## BEGIN Extracted entries
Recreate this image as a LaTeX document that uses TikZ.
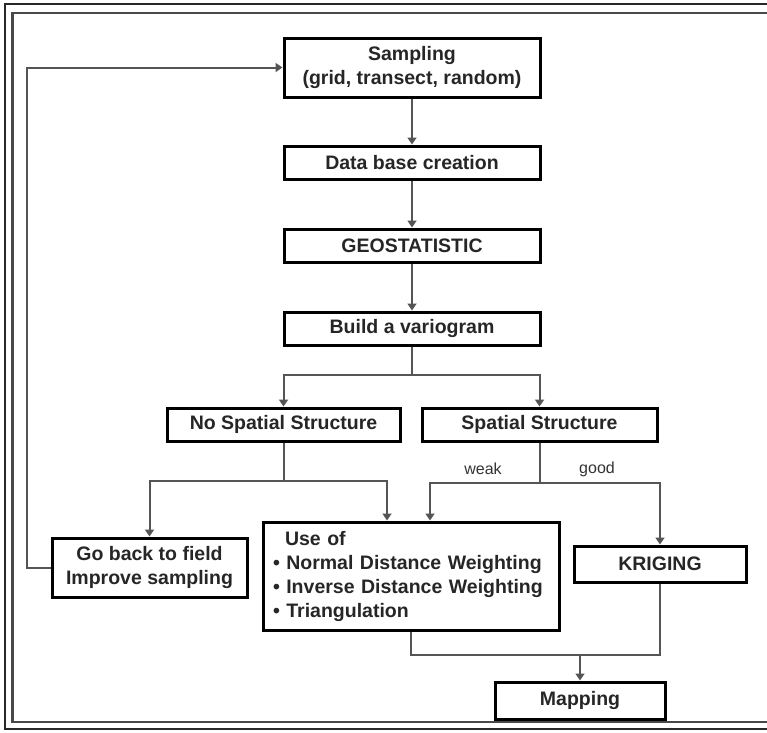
\documentclass[tikz,border=0pt]{standalone}
\usepackage{fontspec}
\setmainfont{Liberation Sans}
\usepackage{xcolor}
\usepackage{tikz}
\usetikzlibrary{arrows.meta,positioning}
\definecolor{flowgray}{RGB}{85,85,85}
\definecolor{frameink}{RGB}{40,40,40}

\begin{document}
\begin{tikzpicture}[
  x=1pt, y=-1pt,
  box/.style={draw=black, line width=3pt, fill=white, inner sep=0pt,
    align=center, text=black!85, font={\fontsize{19.5}{24}\selectfont\bfseries}},
  smallbox/.style={box, minimum height=33pt},
  link/.style={draw=flowgray, line width=2pt},
  lbl/.style={text=black!80, font={\fontsize{16}{18}\selectfont}},
  >={Triangle[length=7pt,width=9pt]},
  ]
  \useasboundingbox (0,0) rectangle (767,732);

  % Cadre double
  \draw[frameink, line width=2pt] (767,4) -- (5,4) -- (5,729) -- (767,729);
  \draw[frameink!85, line width=2.4pt] (767,13) -- (12.5,13) -- (12.5,722) -- (767,722);

  % Chaine principale
  \node[box, minimum width=256pt, minimum height=59pt] (sampling) at (412,67.5)
    {Sampling\\(grid, transect, random)};
  \node[smallbox, minimum width=256pt] (database) at (412,162.5) {Data base creation};
  \node[smallbox, minimum width=256pt] (geostat)  at (412,245.5) {GEOSTATISTIC};
  \node[smallbox, minimum width=256pt] (vario)    at (412,328.5) {Build a variogram};

  % Structure spatiale
  \node[smallbox, minimum width=233pt] (nospatial) at (283.5,424.5) {No Spatial Structure};
  \node[smallbox, minimum width=235pt] (spatial)   at (539.5,424.5) {Spatial Structure};

  % Methodes
  \node[box, minimum width=195pt, minimum height=59pt] (goback) at (149.5,567.5)
    {Go back to field\\Improve sampling};
  \node[box, minimum width=296pt, minimum height=108pt, text width=276pt,
        align=left] (useof) at (411,576)
    {\hspace*{12pt}Use of\\
     \textbullet{} Normal Distance Weighting\\
     \textbullet{} Inverse Distance Weighting\\
     \textbullet{} Triangulation};
  \node[box, minimum width=172pt, minimum height=36pt] (kriging) at (660,564) {KRIGING};
  \node[box, minimum width=170pt, minimum height=37pt] (mapping) at (580,700.5) {Mapping};

  % Etiquettes
  \node[lbl] (weak) at (483,469) {weak};
  \node[lbl] (good) at (597,469) {good};

  % Points de branchement
  \coordinate (split1) at (412,375);
  \coordinate (split2) at (283.5,481);
  \coordinate (split3) at (539.5,483);
  \coordinate (merge)  at (580,655);
  \coordinate (loopx)  at (27,0);

  % Liens
  \draw[link,->] (sampling) -- (database);
  \draw[link,->] (database) -- (geostat);
  \draw[link,->] (geostat) -- (vario);
  \draw[link] (vario) -- (split1);
  \draw[link,->] (split1) -| (nospatial);
  \draw[link,->] (split1) -| (spatial);
  \draw[link] (nospatial) -- (split2);
  \draw[link,->] (split2) -| (goback);
  \draw[link,->] (split2) -| ([xshift=-24pt]useof.north);
  \draw[link] (spatial) -- (split3);
  \draw[link,->] (split3) -| ([xshift=19pt]useof.north);
  \draw[link,->] (split3) -| (kriging);
  \draw[link] (useof.south) |- (merge) -| (kriging.south);
  \draw[link,->] (merge) -- (mapping);
  % Retour au terrain
  \draw[link,->] (goback.west) -- (goback.west -| loopx) |- (sampling.west);
\end{tikzpicture}
\end{document}
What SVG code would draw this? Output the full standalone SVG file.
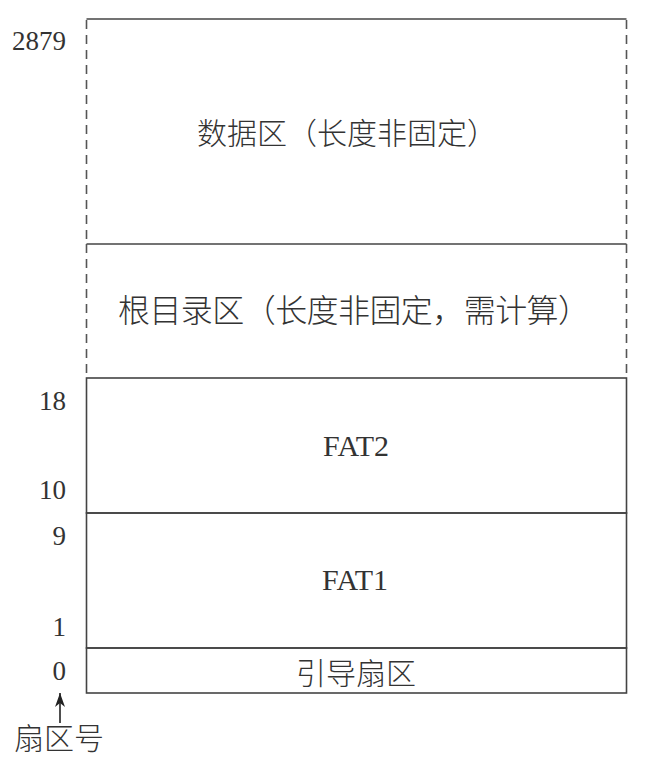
<svg xmlns="http://www.w3.org/2000/svg" width="658" height="759" viewBox="0 0 658 759">
<defs>
<style>
.ln{stroke:#444;stroke-width:1.6;fill:none}
.dash{stroke:#555;stroke-width:1.6;fill:none;stroke-dasharray:9 6}
.cjk{font-family:"Noto Sans CJK SC","Liberation Serif",serif;font-weight:300;fill:#333}
.num{font-family:"Liberation Serif",serif;fill:#333;font-size:27px}
.lat{font-family:"Liberation Serif",serif;fill:#333;font-size:30px}
</style>
<marker id="ah" viewBox="0 0 14 10" refX="14" refY="5" markerWidth="14" markerHeight="10" markerUnits="userSpaceOnUse" orient="auto">
<path d="M0,0 L14,5 L0,10 L4,5 Z" fill="#222"/>
</marker>
</defs>
<rect width="658" height="759" fill="#fff"/>
<g id="data-area">
<line class="ln" x1="86.5" y1="19" x2="626.5" y2="19"/>
<line class="dash" x1="86.5" y1="20" x2="86.5" y2="244"/>
<line class="dash" x1="626.5" y1="20" x2="626.5" y2="244"/>
<text class="cjk" x="197" y="144" font-size="30" textLength="300">数据区（长度非固定）</text>
</g>
<g id="root-dir">
<line class="ln" x1="86.5" y1="244" x2="626.5" y2="244"/>
<line class="dash" x1="86.5" y1="244" x2="86.5" y2="378"/>
<line class="dash" x1="626.5" y1="244" x2="626.5" y2="378"/>
<text class="cjk" x="118" y="322" font-size="32" textLength="472">根目录区（长度非固定，需计算）</text>
</g>
<g id="fat2">
<rect class="ln" x="86.5" y="378" width="540" height="135"/>
<text class="lat" x="356" y="456" text-anchor="middle">FAT2</text>
</g>
<g id="fat1">
<rect class="ln" x="86.5" y="513" width="540" height="135"/>
<text class="lat" x="355" y="590" text-anchor="middle">FAT1</text>
</g>
<g id="boot">
<rect class="ln" x="86.5" y="648" width="540" height="45"/>
<text class="cjk" x="356" y="684" font-size="30" text-anchor="middle">引导扇区</text>
</g>
<g id="sector-numbers">
<text class="num" x="66" y="50" text-anchor="end">2879</text>
<text class="num" x="66" y="410" text-anchor="end">18</text>
<text class="num" x="66" y="499" text-anchor="end">10</text>
<text class="num" x="66" y="545" text-anchor="end">9</text>
<text class="num" x="66" y="636" text-anchor="end">1</text>
<text class="num" x="66" y="680" text-anchor="end">0</text>
<text class="cjk" x="14" y="749" font-size="30">扇区号</text>
</g>
<g id="connectors">
<line x1="60" y1="723" x2="60" y2="693" stroke="#222" stroke-width="1.6" marker-end="url(#ah)"/>
</g>
</svg>
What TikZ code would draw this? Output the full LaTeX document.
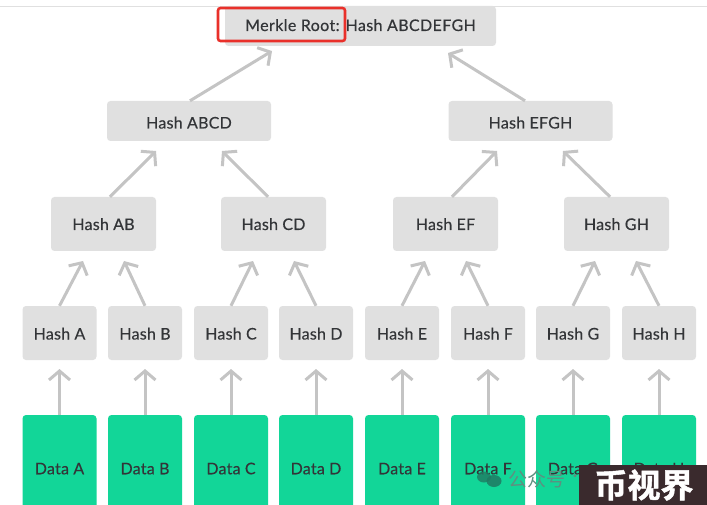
\documentclass[tikz,border=0pt]{standalone}
\usepackage{fontspec}
\setmainfont{Lato}
\newfontfamily\cjkfont{Noto Sans CJK SC}
\newfontfamily\cjkbold[FakeBold=1.5]{Noto Sans CJK SC Bold}
\usetikzlibrary{arrows.meta,calc}
\definecolor{boxgray}{HTML}{E0E0E0}
\definecolor{arrowgray}{HTML}{C4C4C4}
\definecolor{datagreen}{HTML}{12D698}
\definecolor{txt}{HTML}{333538}
\definecolor{markred}{HTML}{E9302A}
\definecolor{markdark}{HTML}{3A2A2D}
\definecolor{wmgray}{HTML}{5F8F80}
\definecolor{wmgreen}{HTML}{1F7A62}
\tikzset{
  x=1pt,y=-1pt,
  box/.style={rounded corners=3.5pt,inner sep=0pt,text=txt,font=\fontsize{16}{18}\selectfont\addfontfeature{LetterSpace=1.5,FakeBold=0.35}},
  hashbox/.style={box,fill=boxgray,text height=13pt,text depth=0pt},
  leafbox/.style={hashbox,minimum width=74pt,minimum height=54pt},
  midbox/.style={hashbox,minimum width=105pt,minimum height=54pt,text height=12pt},
  topbox/.style={hashbox,minimum width=164pt,minimum height=40pt,text height=15pt},
  rootbox/.style={hashbox,minimum width=271pt,minimum height=40pt,text height=10pt,font=\fontsize{16}{18}\selectfont\addfontfeature{LetterSpace=2.4,FakeBold=0.35}},
  databox/.style={box,fill=datagreen,minimum width=74pt,minimum height=106pt,text height=12.5pt,text depth=0pt},
  link/.style={draw=arrowgray,line width=3pt,-{Straight Barb[length=9pt,width=21pt,line width=3pt]}},
}
\begin{document}
\begin{tikzpicture}
\useasboundingbox (0,0) rectangle (707,505);
\clip (0,0) rectangle (707,505);
\fill[white] (0,0) rectangle (707,505);
\draw[draw=black!12,line width=0.8pt] (0,6) -- (707,6);

% root and upper levels
\node[rootbox] (root) at (360.5,26) {Merkle Root: Hash ABCDEFGH};
\node[topbox] (abcd) at (189,121) {Hash ABCD};
\node[topbox] (efgh) at (530.5,121) {Hash EFGH};
\node[midbox] (ab) at (103.5,224) {Hash AB};
\node[midbox] (cd) at (273.5,224) {Hash CD};
\node[midbox] (ef) at (445.5,224) {Hash EF};
\node[midbox] (gh) at (616.5,224) {Hash GH};

% leaves
\foreach \n/\lab/\cx in {a/A/59.5,b/B/145,c/C/231,d/D/316,e/E/402,f/F/488,g/G/573,h/H/659}{
  \node[leafbox] (h\n) at (\cx,333) {Hash \lab};
  \node[databox] (d\n) at (\cx,468) {Data \lab};
  \coordinate (t\n) at (\cx,369);
  \draw[link] (d\n.north) -- (t\n);
}

% arrow tips
\coordinate (tabcdroot) at (272,51);
\coordinate (tefghroot) at (448,53);
\coordinate (tab) at (156,151);
\coordinate (tcd) at (222,151);
\coordinate (tef) at (497,151);
\coordinate (tgh) at (563,151);
\coordinate (taa) at (83,261);
\coordinate (tab2) at (124,261);
\coordinate (tca) at (253,261);
\coordinate (tcb) at (294,261);
\coordinate (tea) at (425,261);
\coordinate (teb) at (466,261);
\coordinate (tga) at (595,261);
\coordinate (tgb) at (636,261);

\draw[link] ([xshift=1pt]abcd.north) -- (tabcdroot);
\draw[link] ([xshift=-5.5pt]efgh.north) -- (tefghroot);
\draw[link] ([xshift=6.5pt]ab.north) -- (tab);
\draw[link] ([xshift=-5.5pt]cd.north) -- (tcd);
\draw[link] ([xshift=6.5pt]ef.north) -- (tef);
\draw[link] ([xshift=-6.5pt]gh.north) -- (tgh);
\draw[link] (ha.north) -- (taa);
\draw[link] (hb.north) -- (tab2);
\draw[link] (hc.north) -- (tca);
\draw[link] (hd.north) -- (tcb);
\draw[link] (he.north) -- (tea);
\draw[link] (hf.north) -- (teb);
\draw[link] (hg.north) -- (tga);
\draw[link] (hh.north) -- (tgb);

% red highlight
\node[draw=markred,line width=2.6pt,rounded corners=2.5pt,minimum width=127pt,minimum height=33pt,inner sep=0pt] (mark) at (281.5,24.5) {};

% watermark
\fill[wmgreen,opacity=.8] (484,477) ellipse (7pt and 5.5pt);
\fill[wmgreen,opacity=.85] (494,481) ellipse (7.5pt and 6pt);
\node[inner sep=0pt,anchor=west,text=wmgray,font=\cjkfont\fontsize{19}{21}\selectfont] (wm) at (508,479) {公众号};
\node[inner sep=0pt,text=wmgray,font=\cjkfont\fontsize{14}{16}\selectfont] (wmdot) at (575,478) {·};
\fill[markdark] (579,465) rectangle (707,505);
\node[inner sep=0pt,text=white,font=\cjkbold\fontsize{33}{36}\selectfont] (brand) at (644,485) {币视界};
\end{tikzpicture}
\end{document}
## END Extracted entries
▸ **Task description**: In the entries above, find the line that contains "(0,0) rectangle (767,732);", then repeat exactly every line from the first one through that line, with no pictures.

▸ **Final result**:
Recreate this image as a LaTeX document that uses TikZ.
\documentclass[tikz,border=0pt]{standalone}
\usepackage{fontspec}
\setmainfont{Liberation Sans}
\usepackage{xcolor}
\usepackage{tikz}
\usetikzlibrary{arrows.meta,positioning}
\definecolor{flowgray}{RGB}{85,85,85}
\definecolor{frameink}{RGB}{40,40,40}

\begin{document}
\begin{tikzpicture}[
  x=1pt, y=-1pt,
  box/.style={draw=black, line width=3pt, fill=white, inner sep=0pt,
    align=center, text=black!85, font={\fontsize{19.5}{24}\selectfont\bfseries}},
  smallbox/.style={box, minimum height=33pt},
  link/.style={draw=flowgray, line width=2pt},
  lbl/.style={text=black!80, font={\fontsize{16}{18}\selectfont}},
  >={Triangle[length=7pt,width=9pt]},
  ]
  \useasboundingbox (0,0) rectangle (767,732);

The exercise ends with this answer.